Name: Rachel Holley
Job Role: Senior InSAR Scientist
Organisation: NPA Satellite Mapping, CGG (@CGGNPA)
- MESci, Earth Sciences, Oxford University
- PhD, Environmental Systems Science, Reading University
1. What inspired you to take up a career in the Geosciences?
I’ve always been a scientist at heart – one of my first words was “Why?”. But I really caught the geology bug in my teens, on a family holiday to the Rockies and the Cascades. It transformed my view of geology from being ‘just a lump of rock’ to an appreciation of the huge scales involved, the enormous forces and timespans, and understanding the billions of years of history within each of those lumps. I love solving problems – figuring out how things work, and the stories behind everything.
2. Can you give more detail about your path to your current job role?
I was lucky enough to be able to study A-Level geology, and also took maths, physics and chemistry. I did a four-year degree in Earth Sciences, and loved the geophysics and remote sensing courses. I picked a masters project using satellite radar data (known as InSAR) to measure fault movement. I then did a PhD, using InSAR to study Mount Etna. When it came to deciding what next, I considered staying in academia, but eventually decided I’d rather work in commercial research and development, and was offered a job with NPA Satellite Mapping, part of geoscience company CGG.
3. What does your current job role involve?
My team use InSAR to measure ground deformation and subsidence for lots of different applications. Our projects have lots of variety – over the course of a typical month I can find myself working on sinkholes in Texas, oil fields in central Asia, tunnelling in London and mud volcanoes in Indonesia. A lot of my work is computer-based; I take the raw data from the satellite and process it to make measurements, and then write code to analyse and interpret the results. I also travel to conferences and present our results, and meet with clients across the world.
4. What do you enjoy most about your job?
I still love finding things out, and solving problems. It’s a great feeling getting an interesting result out of the processing, and knowing I’m the first person in the world to see that. And I then have to work out why I’m seeing those measurements – comparing my results to other evidence from GPS, geophysics, geological maps, and even weather data, and putting together the pieces of the puzzle to explain what I’m seeing.
5. Why do you think it’s important to encourage more girls into Geoscience?
Because it’s awesome, and there’s no reason why we should have to miss out on the fun! But seriously – there’s so much to explore, and so many unsolved problems left to work on. It’s also very practical and analytical, and encourages you to think about where your bit of science fits into the wider picture. Those skills are really sought after by employers across a huge range of professions, even if you eventually decide you don’t want a career in geoscience. Geoscience is intertwined with so many aspects of life and society, and is the key to understanding the world we live in and the future challenges we’re going to face.

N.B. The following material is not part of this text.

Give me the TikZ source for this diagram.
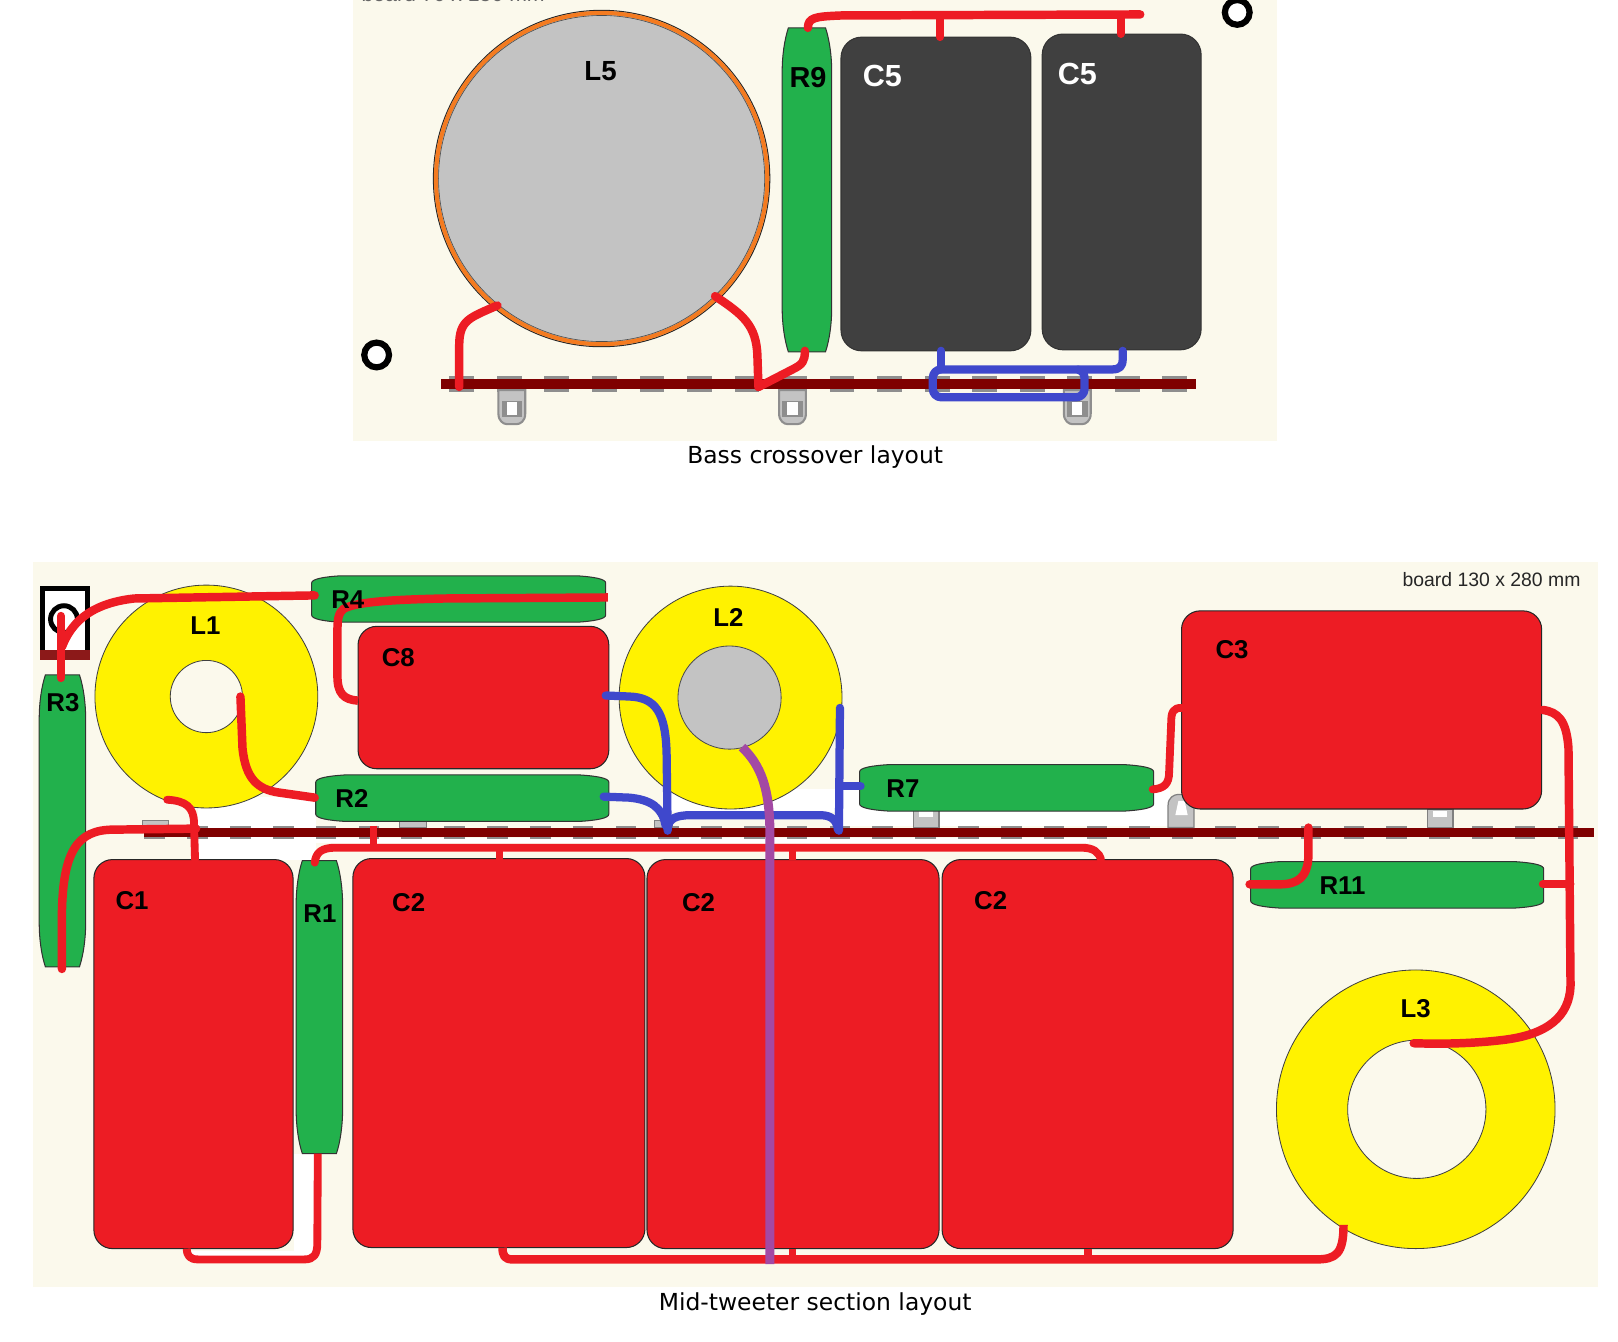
\documentclass[tikz,border=0pt]{standalone}
\usepackage{fontspec}
\setmainfont{Liberation Sans}
\newfontfamily\capfont{DejaVu Sans}
\definecolor{boardbg}{HTML}{FBF9EC}
\definecolor{capred}{HTML}{ED1C24}
\definecolor{resgreen}{HTML}{22B14C}
\definecolor{coilyellow}{HTML}{FFF200}
\definecolor{capdark}{HTML}{404040}
\definecolor{stripmaroon}{HTML}{7F0000}
\definecolor{wireblue}{HTML}{3F48CC}
\definecolor{wirepurple}{HTML}{A349A4}
\definecolor{coilgray}{HTML}{C3C3C3}
\definecolor{coilorange}{HTML}{F47B20}
\definecolor{dashgray}{HTML}{8E8E8E}
\tikzset{
  board/.style={fill=boardbg,draw=none},
  capbox/.style={fill=capred,draw=black!85,line width=0.5pt,rounded corners=9pt},
  darkbox/.style={fill=capdark,draw=capdark!80!black,line width=0.5pt,rounded corners=10pt},
  res/.style={fill=resgreen,draw=black!80,line width=0.5pt},
  coil/.style={fill=coilyellow,draw=black!75,line width=0.4pt},
  hole/.style={fill=boardbg,draw=black!75,line width=0.4pt},
  redw/.style={draw=capred,line width=4.1pt,line cap=round,line join=round},
  thinred/.style={draw=capred,line width=3.8pt,line cap=round,line join=round},
  bluew/.style={draw=wireblue,line width=4pt,line cap=round,line join=round},
  purw/.style={draw=wirepurple,line width=4.4pt,line cap=butt,line join=round},
  lab/.style={font=\bfseries\fontsize{12.5pt}{14pt}\selectfont,text=black,inner sep=0pt,yshift=-0.5pt},
  labw/.style={font=\bfseries\fontsize{14.8pt}{16pt}\selectfont,text=white,inner sep=0pt,yshift=-0.5pt},
  capt/.style={font=\capfont\fontsize{11.35pt}{13pt}\selectfont,inner sep=0pt},
  ring/.style={draw=black,line width=3pt,fill=white},
  strip/.style={fill=stripmaroon,draw=none},
  dashb/.style={fill=dashgray,draw=none},
  pinb/.style={fill=coilgray,draw=black!50,line width=0.6pt},
  whitep/.style={fill=white,draw=none}
}
\newcommand{\hres}[4]{%
  \pgfmathsetmacro\xa{#1+28}\pgfmathsetmacro\xb{#3-28}%
  \pgfmathsetmacro\ya{#2+7}\pgfmathsetmacro\yb{#4-7}%
  \path[res] (#1,\ya) .. controls (#1,#2+3) and (#1+12,#2+1) .. (\xa,#2) -- (\xb,#2)
    .. controls (#3-12,#2+1) and (#3,#2+3) .. (#3,\ya) -- (#3,\yb)
    .. controls (#3,#4-3) and (#3-12,#4-1) .. (\xb,#4) -- (\xa,#4)
    .. controls (#1+12,#4-1) and (#1,#4-3) .. (#1,\yb) -- cycle;}
\newcommand{\vres}[4]{%
  \pgfmathsetmacro\xa{#1+6}\pgfmathsetmacro\xb{#3-6}%
  \pgfmathsetmacro\ya{#2+42}\pgfmathsetmacro\yb{#4-42}%
  \path[res] (\xa,#2) -- (\xb,#2) .. controls (#3-2,#2+12) and (#3,#2+28) .. (#3,\ya) -- (#3,\yb)
    .. controls (#3,#4-28) and (#3-2,#4-12) .. (\xb,#4) -- (\xa,#4)
    .. controls (#1+2,#4-12) and (#1,#4-28) .. (#1,\yb) -- (#1,\ya)
    .. controls (#1,#2+28) and (#1+2,#2+12) .. (\xa,#2) -- cycle;}
\newcommand{\bigpin}[3]{% x, ytop, ybottom
  \path[pinb,draw=dashgray,line width=1pt] (#1-13,#2+2) -- (#1+13,#2+2) -- (#1+13,#3-10) .. controls (#1+13,#3-3) and (#1+8,#3) .. (#1+5,#3)
    -- (#1-5,#3) .. controls (#1-8,#3) and (#1-13,#3-3) .. (#1-13,#3-10) -- cycle;
  \path[fill=dashgray] (#1-10,#3-22) rectangle (#1+10,#3-7);
  \path[fill=white] (#1-5,#3-21) -- (#1+5,#3-21) -- (#1+5,#3-9) -- (#1-5,#3-9) -- cycle;}
\begin{document}
\begin{tikzpicture}[x=0.5pt,y=-0.5pt]
\useasboundingbox (0,0) rectangle (1568,1299.6);
\path[fill=white] (0,0) rectangle (1568,1299.6);
% ---------- top board ----------
\path[board] (342,0) rectangle (1238,427);
\begin{scope}
\clip (342,0) rectangle (1238,427);
\node[anchor=base west,inner sep=0pt,text=black!60,font=\fontsize{10.3pt}{11pt}\selectfont] (topnote) at (350,1.5) {board 70 x 150 mm};
\end{scope}
\foreach \n in {0,...,15} {\path[dashb] (447.5+46.07*\n-12,364) rectangle ++(24,16);}
\path[strip] (427,367) rectangle (1159,377);
\bigpin{496}{376}{411}
\bigpin{768}{376}{411}
\bigpin{1044}{376}{411}
\path[fill=coilgray,draw=black!85,line width=0.5pt] (583,173) circle (163);
\draw[coilorange,line width=2pt] (583,173) circle (160.5);
\draw[black!70,line width=0.3pt] (583,173) circle (158);
\vres{758}{27}{806}{341}
\path[darkbox] (815,36) rectangle (999,340);
\path[darkbox] (1010,33) rectangle (1164,339);
\node[lab,font=\bfseries\fontsize{13.4pt}{15pt}\selectfont] (L5) at (582,68) {L5};
\node[lab,font=\bfseries\fontsize{14pt}{15pt}\selectfont] (R9) at (783,74) {R9};
\node[labw] (C5a) at (855,73) {C5};
\node[labw] (C5b) at (1044,71) {C5};
\path[ring] (1199,12) circle (12);
\path[ring] (365,344) circle (12);
\draw[redw] (783,27) .. controls (783,17) and (790,16) .. (815,15) -- (1105,14);
\draw[thinred] (911,15) -- (911,36);
\draw[thinred] (1086,15) -- (1086,33);
\draw[redw] (445,375) -- (445,335) .. controls (445,310) and (455,308) .. (482,296);
\draw[redw] (693,287) .. controls (720,305) and (733,315) .. (734,345) -- (735,375) -- (768,358) .. controls (778,353) and (780,350) .. (780,340);
\draw[bluew] (912,340) -- (912,358);
\draw[bluew,rounded corners=4pt] (912,358) -- (1051,358) -- (1051,385) -- (904,385) -- (904,358) -- (912,358);
\draw[bluew] (1088,340) -- (1088,348) .. controls (1088,355) and (1085,358) .. (1078,358) -- (1045,358);
\node[capt] (cap1) at (790,443) {Bass crossover layout};
% ---------- bottom board ----------
\path[board] (32,545) rectangle (1549,1247);
\node[anchor=east,inner sep=0pt,text=black!85,font=\fontsize{9.4pt}{11pt}\selectfont] (note) at (1532,561.5) {board 130 x 280 mm};
% white paint patches
\path[whitep] (192,772) rectangle (306,833);
\path[whitep] (192,812) rectangle (1055,817);
\path[whitep] (650,765) rectangle (812,787);
\path[whitep] (815,765) rectangle (1134,800);
\path[whitep] (186,1212) rectangle (303,1217);
\path[whitep] (285,1118) rectangle (304,1217);
% terminal
\path[fill=white,draw=black,line width=2.4pt] (41.5,570.5) rectangle (84.5,632);
\path[fill=stripmaroon!90!white] (39,630) rectangle (87,640);
\path[draw=black,line width=2.4pt] (62,600) circle (13);
% strip and dashes
\foreach \n in {0,...,33} {\path[dashb] (150+41.5*\n-10,800.5) rectangle ++(20,13);}
\path[strip] (140,802.5) rectangle (1545,811);
% pins
\path[pinb] (138,795) rectangle (163,802);
\path[pinb] (387,795) rectangle (413,802);
\path[pinb] (634,795) rectangle (652,802);
\path[pinb] (885,784) rectangle (910,802);
\path[fill=white] (891,786) rectangle (904,792);
\path[pinb] (1132,802) -- (1132,780) .. controls (1132,773) and (1138,770) .. (1141,770) -- (1148,770) .. controls (1152,770) and (1157,775) .. (1157,780) -- (1157,802) -- cycle;
\path[fill=white] (1139,790) -- (1151,790) -- (1148,776) -- (1142,776) -- cycle;
\path[pinb] (1383,784) rectangle (1408,802);
\path[fill=white] (1389,786) rectangle (1402,792);
% coils
\path[coil] (200,675) circle (108);
\path[hole] (200,675) circle (35);
\path[coil] (708,676) circle (108);
\path[fill=coilgray,draw=black!70,line width=0.4pt] (707,676) circle (50);
\path[coil] (1372,1075) circle (135);
\path[hole] (1373,1075) circle (67);
% resistors
\vres{38}{654}{83}{937}
\hres{302}{558}{587}{603}
\hres{306}{751}{590}{796}
\hres{833}{741}{1118}{786}
\hres{1212}{835}{1496}{880}
\vres{287}{834}{332}{1118}
% capacitors
\path[capbox] (347,607) rectangle (590,745);
\path[capbox] (1145,592) rectangle (1494,784);
\path[capbox] (91,833) rectangle (284,1210);
\path[capbox] (342,832) rectangle (625,1209);
\path[capbox] (627,833) rectangle (910,1210);
\path[capbox] (913,833) rectangle (1195,1210);
% red wires
\draw[redw] (59,597) -- (59,657);
\draw[redw] (60,627) .. controls (68,606) and (85,585) .. (130,580) -- (305,577);
\draw[redw,line cap=butt] (589,579) -- (430,580) .. controls (385,581) and (345,583) .. (333,590) .. controls (328,594) and (327,600) .. (327,612) -- (327,655) .. controls (327,672) and (333,678) .. (347,679);
\draw[redw] (233,675) -- (235,725) .. controls (238,755) and (250,765) .. (270,768) -- (305,773);
\draw[thinred] (162,775) .. controls (180,776) and (188,782) .. (188,798) -- (189,833);
\draw[redw] (60,939) -- (60,885) .. controls (61,825) and (75,804) .. (110,804) -- (190,803);
\draw[thinred] (305,836) .. controls (306,826) and (312,821.5) .. (325,821.5) -- (1048,821.5) .. controls (1060,821.5) and (1065,826) .. (1067,833);
\draw[thinred,line cap=butt] (362,800) -- (362,822);
\draw[thinred,line cap=butt] (484,822) -- (484,833);
\draw[thinred,line cap=butt] (768,822) -- (768,833);
\draw[thinred] (1117,765) .. controls (1128,764) and (1133,760) .. (1133,748) -- (1135,700) .. controls (1135,690) and (1137,686) .. (1145,686);
\draw[redw] (1495,688) .. controls (1510,690) and (1518,698) .. (1520,725) -- (1522,955) .. controls (1521,985) and (1500,1003) .. (1455,1008) .. controls (1430,1011) and (1400,1012) .. (1370,1011);
\draw[redw] (1268,802) -- (1268,830) .. controls (1267,850) and (1258,857) .. (1240,857) -- (1211,857);
\draw[thinred] (1495,857) -- (1522,857);
\draw[thinred,line cap=butt] (181,1210) .. controls (181,1217) and (184,1220.5) .. (192,1220.5) -- (295,1220.5) .. controls (304,1220.5) and (307.5,1216) .. (307.5,1205) -- (308,1118);
\draw[redw,line cap=butt] (487,1209) .. controls (487,1217) and (489,1220.5) .. (497,1220.5) -- (1275,1220.5) .. controls (1295,1220.5) and (1302,1215) .. (1302,1187);
\draw[thinred,line cap=butt] (768,1210) -- (768,1221);
\draw[thinred,line cap=butt] (1054,1210) -- (1054,1221);
% blue wires
\draw[bluew] (587,674) -- (610,675) .. controls (635,676) and (645,690) .. (646,730) -- (647,805);
\draw[bluew] (585,772) -- (610,773) .. controls (630,775) and (642,782) .. (645,800);
\draw[bluew] (647,803) .. controls (648,793) and (655,790) .. (670,790) -- (795,790) .. controls (806,790) and (811,795) .. (812,804);
\draw[bluew] (814,686) -- (813,805);
\draw[bluew] (814,762) -- (834,762);
% purple wire
\draw[purw] (719,724) .. controls (738,742) and (745,765) .. (746,800) -- (746,1225);
% labels
\node[lab] (R3) at (61,680) {R3};
\node[lab] (L1) at (199,605) {L1};
\node[lab] (R4) at (337,580) {R4};
\node[lab] (C8) at (386,636) {C8};
\node[lab] (R2) at (341,773) {R2};
\node[lab] (L2) at (706,597) {L2};
\node[lab] (R7) at (875,763) {R7};
\node[lab] (C3) at (1194,629) {C3};
\node[lab] (R11) at (1301,857) {R11};
\node[lab] (C1) at (128,872) {C1};
\node[lab] (R1) at (310,884) {R1};
\node[lab] (C2a) at (396,874) {C2};
\node[lab] (C2b) at (677,874) {C2};
\node[lab] (C2c) at (960,872) {C2};
\node[lab] (L3) at (1372,976) {L3};
\node[capt] (cap2) at (790,1264) {Mid-tweeter section layout};
\end{tikzpicture}
\end{document}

6. If you could give a piece of advice to girls currently thinking about a career in the Geosciences, what would it be?
There’s a niche for everyone. With so many different methods and applications and environments and industries, there’s a huge variety of different paths you can take. It doesn’t matter whether travelling the world or the great outdoors is your thing, or you’d prefer an office and some computer code; whether you work best independently or in a team; whether you’re very practical, or more creative. Be curious, and explore, and you’ll find something that fits.